In the coming weeks and months we’ll be hearing from the people of CUNY in their own words. Had a run-in with management? Feeling mad about the injustices of the two tier system? Are you a student struggling to balance life, work and school? We want to hear from you. Email submissions to cunystruggleinfo@gmail.com
This first post in our series of worker and student stories is written by a graduate student worker and adjunct at one of the CUNY campuses.
I had some spare time between classes yesterday and decided to visit my local HR department. Because of the on-again, off-again nature of adjunct work and possibly due to factors related to my own lifestyle, I can’t quite remember if I have been employed as an adjunct for six straight semesters and am therefore entitled to a step increase that has not shown up on my latest appointment letter. So I went to my HR office to ask them for a copy of my employment history with the school. I delivered my request to the receptionist, who looked at me like I had just landed from Mars and insisted to know why I would want such a thing. I told her I wanted it “just to have it” and eventually just “can I please have it”—it’s in the contract, after all. This was not the right answer. She said make sure you sign the register with your exact name and department and I was told to wait while she gathered reinforcements.
I then graduated to speaking with L, who informed me that asking for a copy of my employment history was really “a bit much” and scolded me for not keeping all my appointment letters dating back to 2010 (I resisted the urge to inform her that one of the reasons I don’t keep meticulous files is that CUNY wages have kept me essentially transient for several years). L began to describe their protocol for storing personnel files but then caught herself and told me “but you don’t need to know all that.” When I volunteered that I was mainly interested in the past six semesters, she caught on and informed me that Hunter only applies step increases at the beginning of the fall and summer semesters. In other words, if you are entitled to a step increase by virtue of having worked six straight semesters but your achievement occurs at the beginning of the spring semester, your raise will be withheld until the summer or the fall, whenever you happen to work next. I asked, “so in reality six means seven?” and she replied “Yes, sometimes.” I had not been aware of this creative math but later learned that it is in fact included in the contract. L then instructed me to work it out with my department’s administrator, who has now promised to provide me with this info at some point in the future. It almost seemed like L was glad to get me out of there!

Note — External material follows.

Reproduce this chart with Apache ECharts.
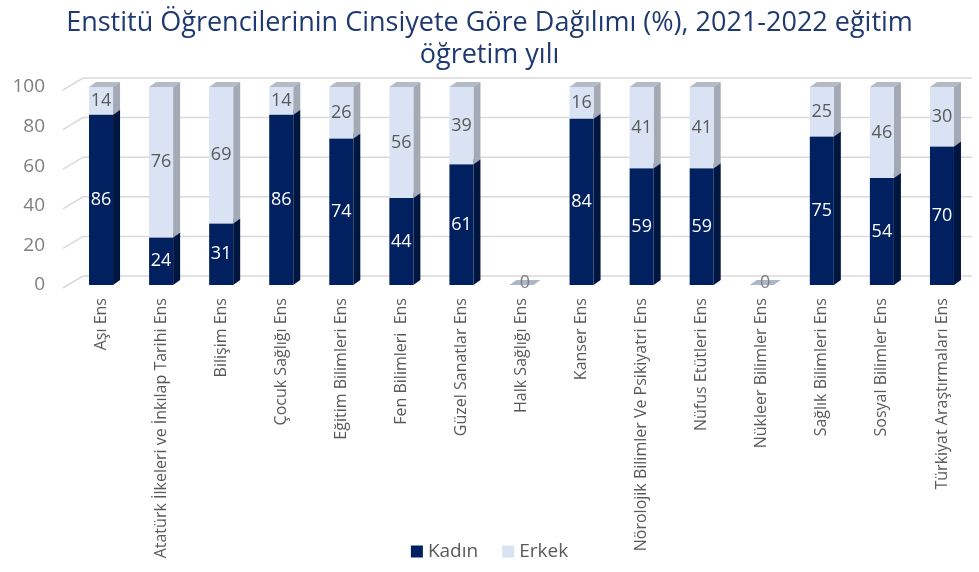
<!DOCTYPE html>
<html>
<head>
<meta charset="utf-8">
<script src="https://cdn.jsdelivr.net/npm/echarts@6/dist/echarts.min.js"></script>
<style>html,body{margin:0;padding:0;background:#fff}#c{width:979px;height:572px}</style>
</head>
<body>
<div id="c"></div>
<script>
var categories = ['Aşı Ens','Atatürk İlkeleri ve İnkılap Tarihi Ens','Bilişim Ens','Çocuk Sağlığı Ens','Eğitim Bilimleri Ens','Fen Bilimleri  Ens','Güzel Sanatlar Ens','Halk Sağlığı Ens','Kanser Ens','Nörolojik Bilimler Ve Psikiyatri Ens','Nüfus Etütleri Ens','Nükleer Bilimler Ens','Sağlık Bilimleri Ens','Sosyal Bilimler Ens','Türkiyat Araştırmaları Ens'];
var kadin = [86,24,31,86,74,44,61,0,84,59,59,0,75,54,70];
var erkek = [14,76,69,14,26,56,39,0,16,41,41,0,25,46,30];
var yTicks = [0,20,40,60,80,100];

var FONT = '"Open Sans", "Noto Sans", sans-serif';
var DX = 7, DY = -5;

function makeRender(colors, labelColor, isTop) {
  return function (params, api) {
    var i = api.value(0), base = api.value(1), top = api.value(2);
    var pB = api.coord([i, base]);
    var pT = api.coord([i, top]);
    var bw = api.size([1, 0])[0] * 0.4;
    var x0 = pB[0] - bw / 2, x1 = pB[0] + bw / 2;
    var yb = pB[1], yt = pT[1];
    var children = [];
    var val = top - base;
    if (val > 0) {
      children.push({type:'polygon', shape:{points:[[x0,yt],[x0+DX,yt+DY],[x1+DX,yt+DY],[x1,yt]]}, style:{fill:colors.top}});
      children.push({type:'polygon', shape:{points:[[x1,yt],[x1+DX,yt+DY],[x1+DX,yb+DY],[x1,yb]]}, style:{fill:colors.side}});
      children.push({type:'rect', shape:{x:x0, y:yt, width:bw, height:yb-yt}, style:{fill:colors.front}});
      children.push({type:'text', style:{text:String(val), x:(x0+x1)/2, y:(yt+yb)/2, align:'center', verticalAlign:'middle', fill:labelColor, font:'18px ' + FONT}});
    } else if (isTop && top === 0) {
      children.push({type:'polygon', shape:{points:[[x0,yt],[x0+DX,yt+DY],[x1+DX,yt+DY],[x1,yt]]}, style:{fill:colors.zero}});
      children.push({type:'text', style:{text:'0', x:(x0+x1)/2 + DX/2, y:yt - 2, align:'center', verticalAlign:'middle', fill:'#7f7f7f', font:'18px ' + FONT}});
    }
    return {type:'group', children:children};
  };
}

var kadinData = kadin.map(function (v, i) { return [i, 0, v]; });
var erkekData = erkek.map(function (v, i) { return [i, kadin[i], kadin[i] + v]; });
var gridData = yTicks.map(function (v) { return [0, v]; });

var chart = echarts.init(document.getElementById('c'));
chart.setOption({
  animation: false,
  backgroundColor: '#ffffff',
  title: {
    text: 'Enstitü Öğrencilerinin Cinsiyete Göre Dağılımı (%), 2021-2022 eğitim\nöğretim yılı',
    left: 'center', top: 2,
    textStyle: {color: '#1f3a70', fontSize: 27, fontWeight: 'normal', fontFamily: FONT, lineHeight: 32}
  },
  legend: {
    data: ['Kadın', 'Erkek'],
    bottom: 6, left: 'center',
    icon: 'rect', itemWidth: 12, itemHeight: 12, itemGap: 24,
    textStyle: {color: '#595959', fontSize: 19, fontFamily: FONT}
  },
  grid: {left: 71, right: 7, top: 87, bottom: 287, containLabel: false},
  xAxis: {
    type: 'category', data: categories,
    axisLine: {show: false}, axisTick: {show: false},
    axisLabel: {rotate: 90, interval: 0, margin: 13, color: '#595959', fontSize: 16, fontFamily: FONT}
  },
  yAxis: {
    type: 'value', min: 0, max: 100, interval: 20,
    axisLine: {show: false}, axisTick: {show: false}, splitLine: {show: false},
    axisLabel: {color: '#7f7f7f', fontSize: 19, fontFamily: FONT, margin: 26, padding: [6, 0, 0, 0]}
  },
  series: [
    {
      name: 'grid', type: 'custom', silent: true, z: 1,
      data: gridData, encode: {x: 0, y: 1},
      renderItem: function (params, api) {
        var p = api.coord([0, api.value(1)]);
        var cs = params.coordSys;
        var y = p[1];
        return {type:'polyline', shape:{points:[[cs.x - 8, y + 3],[cs.x + 12, y - 9],[cs.x + cs.width, y - 9]]}, style:{stroke:'#d9d9d9', lineWidth:1.5, fill:null}};
      }
    },
    {
      name: 'Kadın', type: 'custom', z: 3,
      itemStyle: {color: '#002060'},
      data: kadinData, encode: {x: 0, y: [1, 2]},
      renderItem: makeRender({front:'#002060', side:'#00163f', top:'#0a2a6a', zero:'#a9b4c8'}, '#ffffff', false)
    },
    {
      name: 'Erkek', type: 'custom', z: 4,
      itemStyle: {color: '#dae3f3'},
      data: erkekData, encode: {x: 0, y: [1, 2]},
      renderItem: makeRender({front:'#dae3f3', side:'#a3aab6', top:'#b4bbc6', zero:'#a9b6cc'}, '#595959', true)
    }
  ]
});
</script>
</body>
</html>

Why are campus HR workers so thrown off by simple requests of this kind? Are there lessons for organizing from such an experience? As the reactions of my local HR officers indicate, even asking for your personnel file is an act of militancy in a workplace as cowed as ours. It sends a message that we part-timers have woken up and that some of us intend not to take this lying down. I went alone, but even better would be to go as a group. Get some friends together, find everything the school has on you, learn how they keep you poor and scared, then go out for pizza afterwards and celebrate the first of many victories. Because it’s small actions like this that build the trust and solidarity required to pull off larger ones. Not the kind of carefully orchestrated media spectacles of which our Albany-obsessed union leadership has proven itself so fond, but small, direct acts that connect us with our fellow workers, get us talking and learning, and build our capacities in a broad, democratic way. It was through hundreds of acts such as these that rank-and-file workers built the CIO unions of the 1930s and it is through creative—and totally legal!—actions such these that we can begin to build a culture of militancy in our own workplaces.
Here at CUNY Struggle we see ourselves as a coordinating body that connects students, workers, and those outside the university in common, militant struggle and opens a space for the kind of creative direct action that can really put a dent in our situation. If you know something is deeply wrong about the conditions in which you work but feel helpless and isolated, get in touch. We can connect you with militants on your campus who are willing to build solidarity from the bottom up. The same conditions that keep us in poverty are the ones that keep us isolated from our fellow workers and make us sitting ducks for the dismissive treatment and wanton firing for which our line of work has become famous. Once we realize that there is power in numbers and power in having each other’s back, we will have taken the first step towards building the university we want to see instead of the one they happen to be willing to give us.